* begin RECORDED INFORMATION *

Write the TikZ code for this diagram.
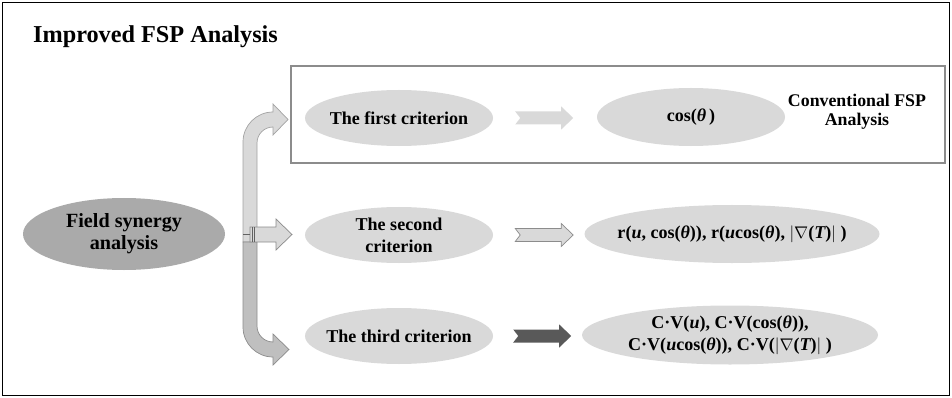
\documentclass[tikz,border=0pt]{standalone}
\usepackage{fontspec}
\setmainfont{Liberation Serif}
\usepackage{tikz}
\usetikzlibrary{shapes.geometric,calc}

\definecolor{lightfill}{HTML}{D9D9D9}
\definecolor{midfill}{HTML}{BFBFBF}
\definecolor{darkfill}{HTML}{AAAAAA}
\definecolor{arrowdark}{HTML}{595959}
\definecolor{edgegray}{HTML}{8C8C8C}

% block arrow with notched tail, pointing right
\newcommand{\blockarrow}[2]{%
  \path[#1] (#2) ++(0,-6.5) -- ++(46,0) -- ++(0,-5) -- ++(12,11.5) -- ++(-12,11.5)
    -- ++(0,-5) -- ++(-46,0) -- ++(5,-6.5) -- cycle;}

\begin{document}
\begin{tikzpicture}[x=0.03cm,y=-0.03cm,
  bubble/.style={ellipse, fill=lightfill, inner xsep=-20pt, inner ysep=-8pt,
    align=center, font=\fontsize{15.4}{18.8}\selectfont\bfseries},
  crit/.style={bubble, minimum width=5.64cm, minimum height=1.68cm},
  result/.style={bubble, minimum height=1.74cm}]

	\useasboundingbox (0,0) rectangle (952,398);

	% frames

	\draw[line width=1pt] (2.5,2.5) rectangle (949.5,395.5);
	\draw[edgegray, line width=1.5pt] (291,66) rectangle (945,163);

	\node[anchor=base west, font=\fontsize{20.7}{24}\selectfont\bfseries] (title) at (29,43) {Improved FSP Analysis};

	% nodes

	\node[bubble, fill=darkfill, minimum width=6.06cm, minimum height=2.16cm,
	      font=\fontsize{17.2}{18.8}\selectfont\bfseries] (fsa) at (124,234) {Field synergy\\analysis};

	\node[crit] (crit1) at (399,118) {The first criterion};
	\node[crit] (crit2) at (399,235) {The second\\criterion};
	\node[crit] (crit3) at (399,336) {The third criterion};

	\node[result, minimum width=5.64cm] (res1) at (691,117) {cos({\itshape θ}\,)};
	\node[result, minimum width=8.85cm] (res2) at (732,234)
	  {r({\itshape u}, cos({\itshape θ})), r({\itshape u}cos({\itshape θ}), $|\nabla$({\itshape T})$|$ )};
	\node[result, minimum width=8.88cm, minimum height=1.77cm] (res3) at (730,335)
	  {C·V({\itshape u}), C·V(cos({\itshape θ})),\\C·V({\itshape u}cos({\itshape θ})), C·V($|\nabla$({\itshape T})$|$ )};

	\node[align=center, font=\fontsize{15.2}{16.5}\selectfont\bfseries] (conv) at (857,112) {Conventional FSP\\Analysis};

	% bracket arrow

	\path[fill=lightfill, draw=edgegray!80, line width=0.6pt]
	  (243,242) -- (243,142) arc (180:270:30) -- (273,104) -- (288,119.5) -- (273,135)
	  -- (273,127) arc (270:180:16) -- (257,242) -- cycle;
	\path[fill=midfill, draw=edgegray, line width=0.6pt]
	  (243,242) -- (243,327) arc (180:90:30) -- (273,365) -- (289,349.5) -- (273,334)
	  -- (273,342) arc (90:180:16) -- (257,242) -- cycle;
	\path[fill=lightfill, draw=edgegray, line width=0.6pt]
	  (250,227) -- (276,227) -- (276,219) -- (292,234.5) -- (276,250) -- (276,242) -- (250,242) -- cycle;
	\draw[edgegray!70!black, line width=0.5pt] (252,227) -- (252,242) (254.5,227) -- (254.5,242) (243,234.5) -- (250,234.5);

	% block arrows

	\blockarrow{fill=lightfill}{$(crit1.east)+(22,0)$}
	\blockarrow{fill=lightfill, draw=edgegray, line width=0.6pt}{$(crit2.east)+(22,0)$}
	\blockarrow{fill=arrowdark}{$(crit3.east)+(20,0)$}

\end{tikzpicture}
\end{document}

* end RECORDED INFORMATION *

TASK DESCRIPTION » Restate the data word for word from its first line through the line with "-- ++(0,-5) -- ++(-46,0)", leaving out any picture along the way.

RESPONSE »
Write the TikZ code for this diagram.
\documentclass[tikz,border=0pt]{standalone}
\usepackage{fontspec}
\setmainfont{Liberation Serif}
\usepackage{tikz}
\usetikzlibrary{shapes.geometric,calc}

\definecolor{lightfill}{HTML}{D9D9D9}
\definecolor{midfill}{HTML}{BFBFBF}
\definecolor{darkfill}{HTML}{AAAAAA}
\definecolor{arrowdark}{HTML}{595959}
\definecolor{edgegray}{HTML}{8C8C8C}

% block arrow with notched tail, pointing right
\newcommand{\blockarrow}[2]{%
  \path[#1] (#2) ++(0,-6.5) -- ++(46,0) -- ++(0,-5) -- ++(12,11.5) -- ++(-12,11.5)
    -- ++(0,-5) -- ++(-46,0) -- ++(5,-6.5) -- cycle;}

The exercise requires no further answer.